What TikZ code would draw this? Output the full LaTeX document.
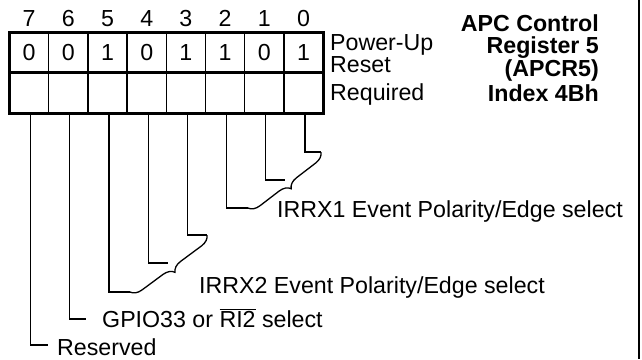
\documentclass[tikz,border=0pt]{standalone}
\usepackage{fontspec}
\setmainfont{Liberation Sans}
\usetikzlibrary{positioning,decorations.pathreplacing}

\begin{document}
\begin{tikzpicture}[x=1pt, y=-1pt,
    bitcell/.style={rectangle, draw, line width=1.3pt, outer sep=0pt, inner sep=0pt,
        minimum width=39.2pt, minimum height=40.7pt,
        font=\fontsize{23.2}{25}\selectfont},
    bitnum/.style={inner sep=0pt, label distance=5pt, font=\fontsize{23.2}{25}\selectfont},
    border/.style={line width=3pt},
    lead/.style={line width=1.3pt},
    desc/.style={anchor=base west, inner sep=0pt, font=\fontsize{23.2}{25}\selectfont},
    title/.style={anchor=base east, inner sep=0pt, font=\fontsize{23.2}{25}\selectfont\bfseries}
]
    \useasboundingbox (0,0) rectangle (642,359);
    % register cells, power-up row
    \node[bitcell, label={[bitnum]above:7}] (c7) at (29.1,52.35) {0};
    \node[bitcell, label={[bitnum]above:6}, right=0pt of c7] (c6) {0};
    \node[bitcell, label={[bitnum]above:5}, right=0pt of c6] (c5) {1};
    \node[bitcell, label={[bitnum]above:4}, right=0pt of c5] (c4) {0};
    \node[bitcell, label={[bitnum]above:3}, right=0pt of c4] (c3) {1};
    \node[bitcell, label={[bitnum]above:2}, right=0pt of c3] (c2) {1};
    \node[bitcell, label={[bitnum]above:1}, right=0pt of c2] (c1) {0};
    \node[bitcell, label={[bitnum]above:0}, right=0pt of c1] (c0) {1};
    % required row
    \node[bitcell, below=0pt of c7] (r7) {};
    \node[bitcell, below=0pt of c6] (r6) {};
    \node[bitcell, below=0pt of c5] (r5) {};
    \node[bitcell, below=0pt of c4] (r4) {};
    \node[bitcell, below=0pt of c3] (r3) {};
    \node[bitcell, below=0pt of c2] (r2) {};
    \node[bitcell, below=0pt of c1] (r1) {};
    \node[bitcell, below=0pt of c0] (r0) {};
    \draw[border] (c7.north west) rectangle (r0.south east);
    \draw[border] (c7.south west) -- (c0.south east);

    \node[desc] (pur) at (330,50) {Power-Up};
    \node[desc] (rst) at (330,72) {Reset};
    \node[desc] (req) at (330,100) {Required};

    \node[title] (t1) at (599,31) {APC Control};
    \node[title] (t2) at (599,53) {Register 5};
    \node[title] (t3) at (599,76) {(APCR5)};
    \node[title] (t4) at (599,101) {Index 4Bh};

    % lead ends
    \coordinate (e7) at (48,345);
    \coordinate (e6) at (86,319);
    \coordinate (e5) at (130,292);
    \coordinate (e4) at (168,263);
    \coordinate (e3) at (207,235);
    \coordinate (e2) at (248,208);
    \coordinate (e1) at (285,180);
    \coordinate (e0) at (321,152);
    \foreach \b in {7,...,0}
        \draw[lead] ([xshift=1.5pt]r\b.south) |- (e\b);
    \draw[lead, decorate, decoration={brace, mirror, amplitude=11pt}] (e5) -- (e3);
    \draw[lead, decorate, decoration={brace, mirror, amplitude=11pt}] (e2) -- (e0);

    \node[desc] (irrx1) at (277,217) {IRRX1 Event Polarity/Edge select};
    \node[desc] (irrx2) at (199,293) {IRRX2 Event Polarity/Edge select};
    \node[desc] (gpio) at (102,327) {GPIO33 or $\overline{\mbox{RI2}}$ select};
    \node[desc] (rsv) at (57,355) {Reserved};

    % page frame
    \draw[line width=2.5pt] (639,0) -- (639,359);
\end{tikzpicture}
\end{document}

_Given request:_ Tell how many lines of the material above hold "draw", answering with a bare number.

_Completed task:_ 8